For the next twenty years money was pumped into the levees and Delta water system; the battle raged over water for the Delta and its ecosystem, and California grew and grew. In 1982 California voters defeated Proposition 9, which included a plan to fund the peripheral canal. The measure passed in only a handful of southern counties, and was stunningly defeated elsewhere: Sierra and Plumas counties voted over 90% "no"(in other words, "hell no"). There were concerns about environmental impact of the canal, about ownership, about cost and about the ability of the south to grab yet more water from the north.
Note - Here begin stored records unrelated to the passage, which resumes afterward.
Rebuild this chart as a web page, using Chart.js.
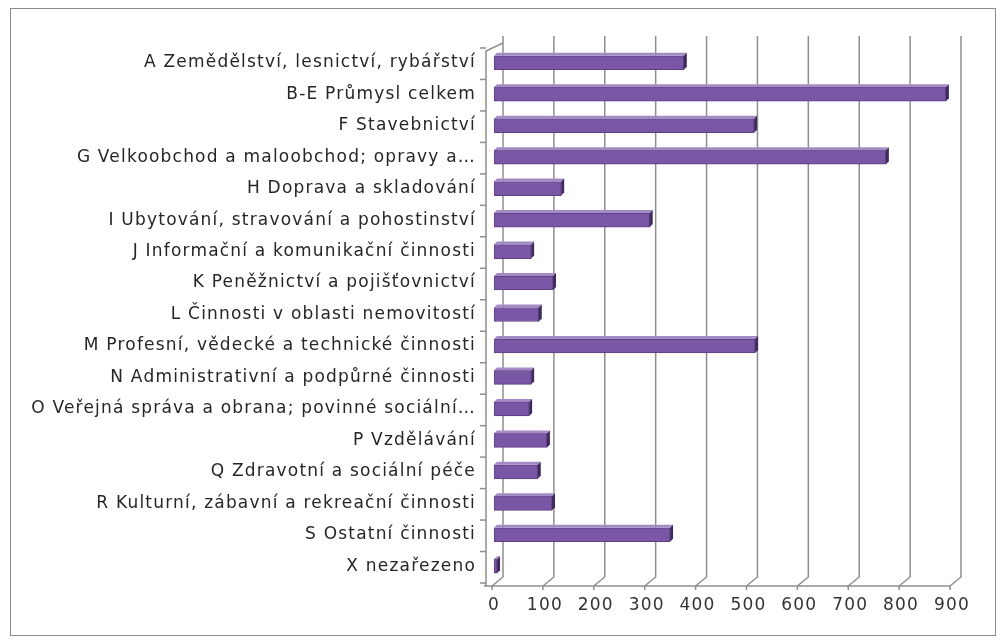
<!DOCTYPE html>
<html>
<head>
<meta charset="utf-8">
<script src="https://cdn.jsdelivr.net/npm/chart.js@4"></script>
<style>
  html, body { margin: 0; padding: 0; background: #ffffff; }
  #wrap { width: 1003px; height: 641px; position: relative; }
</style>
</head>
<body>
<div id="wrap"><canvas id="c" width="1003" height="641"></canvas></div>
<script>
const categories = [
  "A Zemědělství, lesnictví, rybářství",
  "B-E Průmysl celkem",
  "F Stavebnictví",
  "G Velkoobchod a maloobchod; opravy a…",
  "H Doprava a skladování",
  "I Ubytování, stravování a pohostinství",
  "J Informační a komunikační činnosti",
  "K Peněžnictví a pojišťovnictví",
  "L Činnosti v oblasti nemovitostí",
  "M Profesní, vědecké a technické činnosti",
  "N Administrativní a podpůrné činnosti",
  "O Veřejná správa a obrana; povinné sociální…",
  "P Vzdělávání",
  "Q Zdravotní a sociální péče",
  "R Kulturní, zábavní a rekreační činnosti",
  "S Ostatní činnosti",
  "X nezařezeno"
];
const values = [373, 888, 511, 770, 132, 306, 73, 116, 88, 513, 73, 69, 104, 86, 114, 346, 6];
const xMin = 0;
const xMax = 900;
const xStep = 100;

const DX = 9, DY = -9;
const SPACING = '1.2px';

const frame3d = {
  id: 'frame3d',
  beforeInit(chart) {
    chart.ctx.letterSpacing = SPACING;
  },
  beforeDraw(chart) {
    const ctx = chart.ctx;
    ctx.letterSpacing = SPACING;
    ctx.save();
    ctx.fillStyle = '#ffffff';
    ctx.fillRect(0, 0, chart.width, chart.height);
    ctx.strokeStyle = '#8a8a8a';
    ctx.lineWidth = 1;
    ctx.strokeRect(10.5, 8.5, 985, 627);
    ctx.restore();
  },
  beforeDatasetsDraw(chart) {
    const ctx = chart.ctx;
    const xs = chart.scales.x;
    const a = chart.chartArea;
    const x0 = xs.getPixelForValue(xMin);
    const floorY = a.bottom + 4;
    ctx.save();
    ctx.strokeStyle = '#8e8e8e';
    ctx.lineWidth = 1.5;
    for (let v = xMin; v <= xMax; v += xStep) {
      const fx = xs.getPixelForValue(v) - 2;
      const bx = fx + DX + 2;
      ctx.beginPath();
      ctx.moveTo(bx, a.top - 11);
      ctx.lineTo(bx, floorY + DY);
      ctx.lineTo(fx, floorY);
      ctx.stroke();
      ctx.beginPath();
      ctx.moveTo(fx, floorY);
      ctx.lineTo(fx, floorY + 4);
      ctx.stroke();
    }
    ctx.beginPath();
    ctx.moveTo(x0 - 10, floorY);
    ctx.lineTo(xs.getPixelForValue(xMax) - 2, floorY);
    ctx.stroke();
    const wx = x0 - 8;
    ctx.beginPath();
    ctx.moveTo(wx, floorY);
    ctx.lineTo(wx, a.top + 4);
    ctx.lineTo(x0 + DX, a.top - 4);
    ctx.stroke();
    const n = categories.length;
    const step = (a.bottom - a.top) / n;
    for (let i = 0; i <= n; i++) {
      const y = a.top + i * step + 1;
      ctx.beginPath();
      ctx.moveTo(wx - 6, y);
      ctx.lineTo(wx, y);
      ctx.stroke();
    }
    ctx.restore();
  },
  afterDatasetsDraw(chart) {
    const ctx = chart.ctx;
    const meta = chart.getDatasetMeta(0);
    ctx.save();
    meta.data.forEach(bar => {
      const p = bar.getProps(['x', 'y', 'base', 'height'], true);
      const h = p.height;
      const top = p.y - h / 2, bot = p.y + h / 2;
      const d = 3;
      ctx.fillStyle = '#a48bc6';
      ctx.beginPath();
      ctx.moveTo(p.base, top);
      ctx.lineTo(p.base + d, top - d);
      ctx.lineTo(p.x + d, top - d);
      ctx.lineTo(p.x, top);
      ctx.closePath();
      ctx.fill();
      ctx.fillStyle = '#3f2a5f';
      ctx.beginPath();
      ctx.moveTo(p.x, top);
      ctx.lineTo(p.x + d, top - d);
      ctx.lineTo(p.x + d, bot - d);
      ctx.lineTo(p.x, bot);
      ctx.closePath();
      ctx.fill();
    });
    ctx.restore();
  }
};

new Chart(document.getElementById('c'), {
  type: 'bar',
  data: {
    labels: categories,
    datasets: [{
      data: values,
      backgroundColor: '#7a57a5',
      borderColor: '#5b3f82',
      borderWidth: 1,
      barThickness: 14,
      borderSkipped: false
    }]
  },
  plugins: [frame3d],
  options: {
    responsive: false,
    animation: false,
    indexAxis: 'y',
    layout: { padding: { left: 10, right: 51, top: 47, bottom: 14 } },
    plugins: { legend: { display: false }, tooltip: { enabled: false } },
    scales: {
      x: {
        min: xMin, max: xMax,
        ticks: { stepSize: xStep, color: '#333333', padding: 13,
                 font: { family: 'DejaVu Sans', size: 17 } },
        grid: { display: false, drawTicks: false },
        border: { display: false },
        afterFit(s) { s.height = 45; }
      },
      y: {
        ticks: { color: '#262626', padding: 18, autoSkip: false,
                 font: { family: 'DejaVu Sans', size: 17 } },
        grid: { display: false, drawTicks: false },
        border: { display: false },
        afterFit(s) { s.width = 484; }
      }
    }
  }
});
</script>
</body>
</html>
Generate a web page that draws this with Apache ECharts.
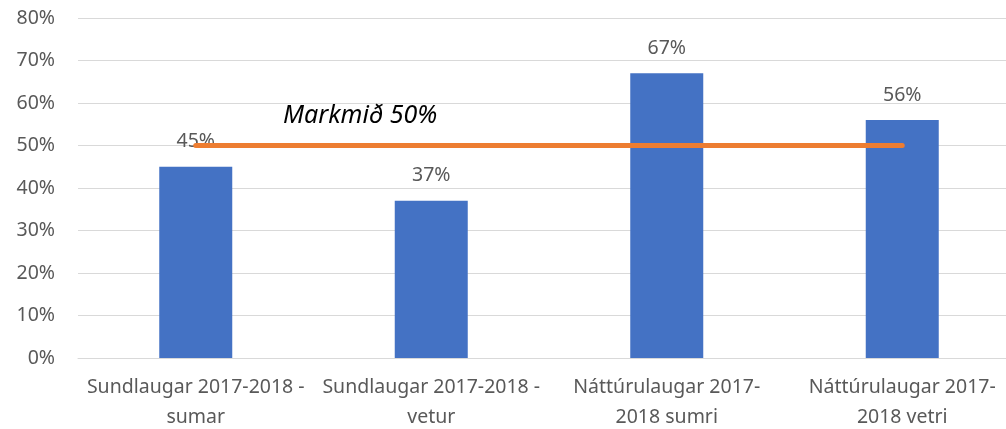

Things are different now, though. Groundwater in California is disappearing, no longer in occasional pockets, but in large areas of the state. The groundwater in the Central Valley is often so polluted with pesticides and other agricultural chemicals that it can’t be used for domestic water. More Bay area residents use Delta water now. Further, an inquiry by Assemblyman Sam Blakeslee, R-San Luis Obispo concluded that the Department of Water Resources "has the authority, without further legislative or voter approval, to build a conveyance facility, commonly referred to as the peripheral canal." The DWR, at the behest of the Governor, who supports the canal, might proceed without the legislature or the voters.
With so many players, the growing need for water, the increased likelihood of rising sea levels, the deteriorating ecology of the Delta, something has to happen. The only obvious solution is the peripheral canal, and many people think voters would now support such a canal, particularly if users paid for it.
The peripheral canal, though, would be a really big budget item, no one knows for sure, but likely between $5 and $10 billion. Water contractors may be willing to pay $4 billion for a new canal, but there are strong concerns about privatization of water in the state. Schwarzenegger has proposed $9.6 billion in bonds for the canal, and for more dams and more northern water rights. Some suggest that northern farmers will find it easier to sell water to the cities of the south, creating more barren northern agricultural lands stripped of water rights.
Very little can be done to change the course of what must happen. The big water users, Central Valley agriculture and the developers of the south, will continue to get their water, so the peripheral canal will be built. The fish and the courts will finally force some freshwater into the Delta, at the cost of some Delta farmland and some towns that will be "reclaimed" by the water. All that fresh water has to come from somewhere. The new, expanded canal will hold even more Sierra County water, as global climate change reduces our snow pack and in summer our forests burn.
That being the case, it is the duty of every Sierra County resident to send water south; go piddle in the river.